In other words, if the person starts walking at speed \( \vec{v}_0 \), the boat moves relative to the dock with speed given in this formula. The minus sign indicates that as we walk away from the dock, the boat moves towards it. We can also plug this in to the relation between the three velocities to find the person's motion relative to the dock:

\[ \begin{aligned} \vec{v}_{PD} = \vec{v}_{BD} + \vec{v}_{PB} = +\frac{m_B}{m_P + m_B} \vec{v}_{PB}. \end{aligned} \]

It's useful to consider the limits of \( m_B \) here. If the boat is very light, say \( m_B \sim m_P \), then it's very easy for our motion to influence the boat's motion; our walking will push the boat towards the dock, and as a result we won't move as quickly away from the dock as we would on dry land.
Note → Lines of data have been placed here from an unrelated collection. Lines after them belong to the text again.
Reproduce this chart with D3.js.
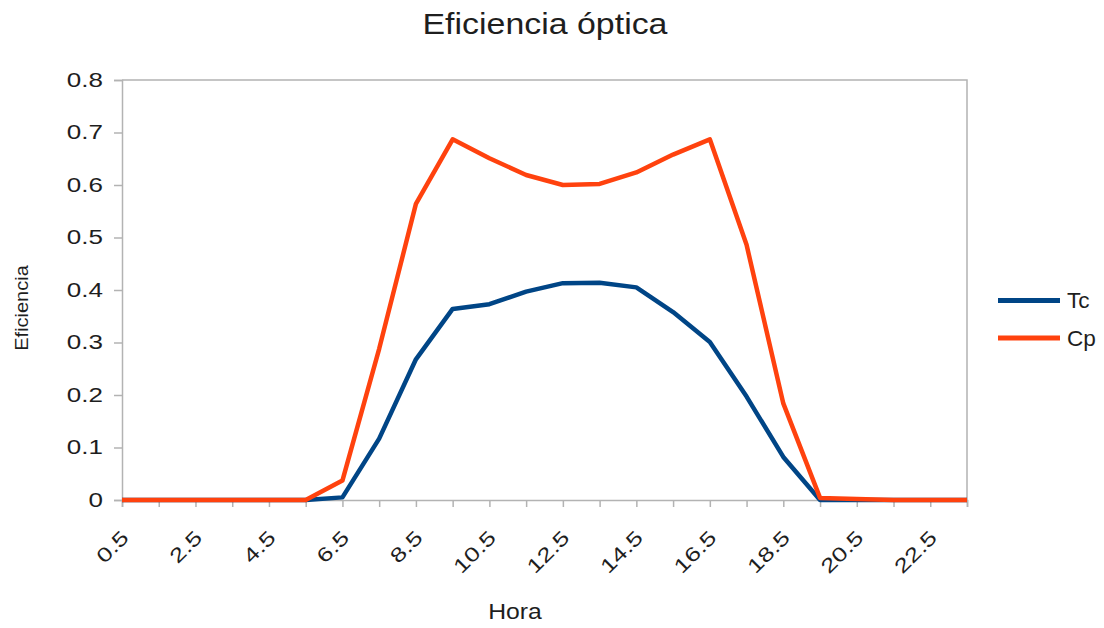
<!DOCTYPE html>
<html>
<head>
<meta charset="utf-8">
<script src="https://cdn.jsdelivr.net/npm/d3@7"></script>
<style>
  body { margin: 0; background: #fff; }
  svg { font-family: "Liberation Sans", Arial, sans-serif; }
</style>
</head>
<body>
<div id="chart"></div>
<script>
const width = 1104;
const height = 628;

// hours, one point per hour
const horas = ["0.5","1.5","2.5","3.5","4.5","5.5","6.5","7.5","8.5","9.5","10.5","11.5",
               "12.5","13.5","14.5","15.5","16.5","17.5","18.5","19.5","20.5","21.5","22.5","23.5"];
const tc = [0,0,0,0,0,0,0.005,0.117,0.268,0.364,0.373,0.397,0.413,0.414,0.405,0.358,0.301,0.197,0.082,0,0,0,0,0];
const cp = [0,0,0,0,0,0,0.037,0.288,0.564,0.687,0.651,0.619,0.600,0.602,0.624,0.658,0.687,0.486,0.184,0.004,0.002,0,0,0];
const yTicks = [0, 0.1, 0.2, 0.3, 0.4, 0.5, 0.6, 0.7, 0.8];
const series = [
    { name: "Tc", values: tc, color: "#004586" },
    { name: "Cp", values: cp, color: "#ff420e" }
];

const margin = { left: 122, right: 137, top: 80, bottom: 128 };

const svg = d3.select('#chart')
    .append("svg")
    .attr('width', width)
    .attr('height', height);

// the reference text is a bit wider than Liberation Sans, stretch it
function stretch(sel, factor) {
    sel.each(function () {
        const w = this.getComputedTextLength();
        d3.select(this)
            .attr("textLength", w * factor)
            .attr("lengthAdjust", "spacingAndGlyphs");
    });
}

const x = d3.scalePoint()
    .domain(horas)
    .range([margin.left, width - margin.right]);

const y = d3.scaleLinear()
    .domain([0, 0.8])
    .range([height - margin.bottom, margin.top]);

// frame (top and right)
svg.append("path")
    .attr("d", `M${margin.left},${y(0.8)}H${width - margin.right}V${y(0)}`)
    .attr("fill", "none")
    .attr("stroke", "#b3b3b3")
    .attr("stroke-width", 1.5);

// y axis
const yAxis = svg.append("g")
    .attr("transform", `translate(${margin.left},0)`)
    .call(d3.axisLeft(y).tickValues(yTicks).tickSize(8).tickPadding(11)
        .tickFormat(d => d === 0 ? "0" : d3.format(".1f")(d)));
yAxis.selectAll("path, line").attr("stroke", "#b3b3b3").attr("stroke-width", 1.5);
yAxis.selectAll("text")
    .attr("font-size", 20)
    .attr("font-family", "Liberation Sans, Arial, sans-serif")
    .attr("fill", "#1e1e1e")
    .call(stretch, 1.3);

// x axis
const xAxis = svg.append("g")
    .attr("transform", `translate(0,${y(0)})`)
    .call(d3.axisBottom(x).tickSize(7).tickFormat(""));
xAxis.selectAll("path, line").attr("stroke", "#b3b3b3").attr("stroke-width", 1.5);

svg.append("g")
    .selectAll("text")
    .data(horas.filter((d, i) => i % 2 === 0))
    .enter().append("text")
    .attr("transform", d => `translate(${x(d) + 3},${y(0) + 34}) rotate(-45)`)
    .attr("text-anchor", "end")
    .attr("dy", "0.35em")
    .attr("font-size", 20)
    .attr("fill", "#1e1e1e")
    .text(d => d)
    .call(stretch, 1.3);

// lines
const line = d3.line()
    .x((d, i) => x(horas[i]))
    .y(d => y(d));

svg.selectAll(".serie")
    .data(series)
    .enter().append("path")
    .attr("class", "serie")
    .attr("d", d => line(d.values))
    .attr("fill", "none")
    .attr("stroke", d => d.color)
    .attr("stroke-width", 4.5)
    .attr("stroke-linejoin", "round");

// title & axis labels
svg.append("text")
    .attr("x", 545).attr("y", 34)
    .attr("text-anchor", "middle")
    .attr("font-size", 30)
    .attr("fill", "#1e1e1e")
    .text("Eficiencia óptica")
    .call(stretch, 1.13);

svg.append("text")
    .attr("x", 515).attr("y", 619)
    .attr("text-anchor", "middle")
    .attr("font-size", 21.5)
    .attr("fill", "#1e1e1e")
    .text("Hora")
    .call(stretch, 1.15);

svg.append("text")
    .attr("transform", "translate(28,308) rotate(-90)")
    .attr("text-anchor", "middle")
    .attr("font-size", 18.5)
    .attr("fill", "#1e1e1e")
    .text("Eficiencia")
    .call(stretch, 1.08);

// legend
const legend = svg.append("g")
    .selectAll("g")
    .data(series)
    .enter().append("g")
    .attr("transform", (d, i) => `translate(998,${300.5 + i * 37.5})`);
legend.append("line")
    .attr("x1", 0).attr("x2", 62)
    .attr("stroke", d => d.color)
    .attr("stroke-width", 5);
legend.append("text")
    .attr("x", 69).attr("dy", "0.35em")
    .attr("font-size", 21.5)
    .attr("fill", "#1e1e1e")
    .text(d => d.name)
    .call(stretch, 1.05);
</script>
</body>
</html>
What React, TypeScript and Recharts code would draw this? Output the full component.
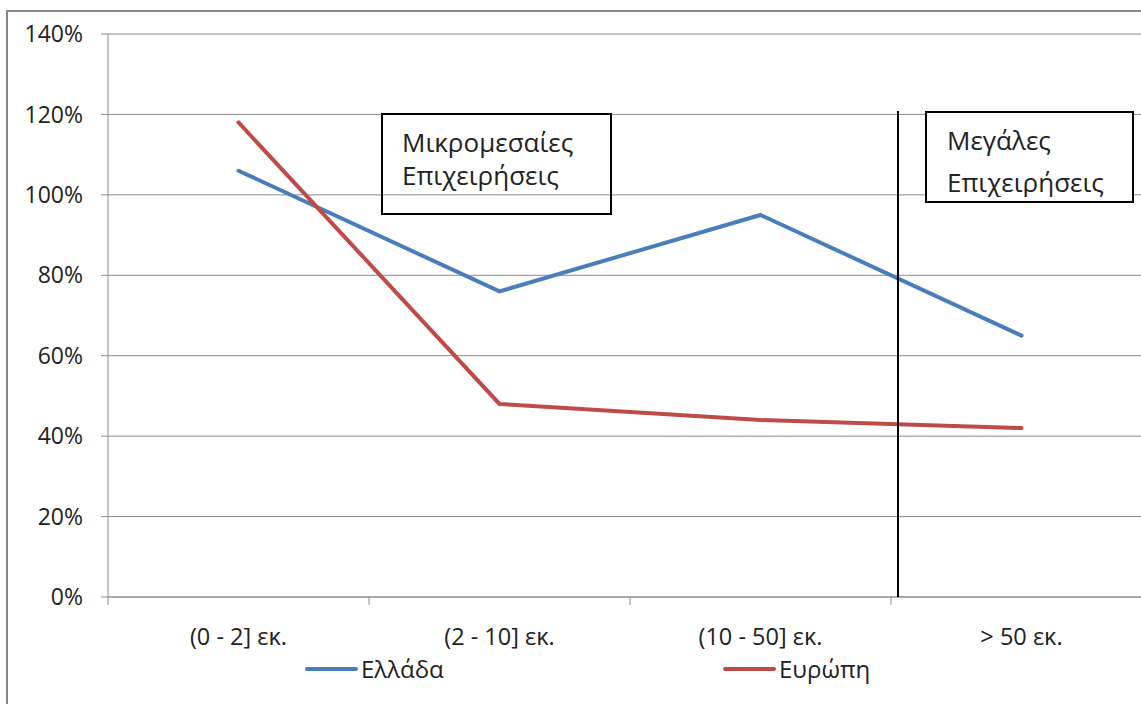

On the other hand, if \( m_B \gg mP \), then \( \vec{v}{BD} \) approaches zero while \(\vec{v}_{PD} \rightarrow \vec{v}_{PB}\). (In other words, for a heavy enough boat, our effect on the boat's motion is imperceptible and it's as if we're just walking on land.)

Just for fun, let's plug in some numbers on a larger-scale example. The largest cruise ship in the world is the Royal Caribbean Symphony of the Seas, with a mass of about 100,000 tons, or \( 9 \times 10^7 \) kg. At maximum capacity, the Symphony can hold 7,718 people. Assuming an average person weighs about 60 kg, what would happen if everyone lined up at one end of the ship and ran to the other end at \( v = 5 \) m/s?

Treating all the people as one mass \( mP = 7718 \times (60\ {\rm kg}) = 4.6 \times 10^5 \) kg moving together, then \( v{PB} \) is 5 m/s, and we can plug in to our formula assuming \( \vec{v}_{BD} = 0 \), i.e. the boat is initially at rest:

\[ \begin{aligned} \vec{v}_{BD} = -\frac{4.6 \times 10^5\ {\rm kg}}{4.6 \times 10^5\ {\rm kg} + 9 \times 10^7\ {\rm kg}} (+5\ {\rm m}/{\rm s}) = 0.025\ {\rm m}/{\rm s} \end{aligned} \]

or 0.06 mph. So I don't think anything noticeable will happen to the ship - it's simply too heavy! (On the other hand, if you've been on a small few-person boat on a lake, you know that your own movements can have a significant effect on how the boat moves.)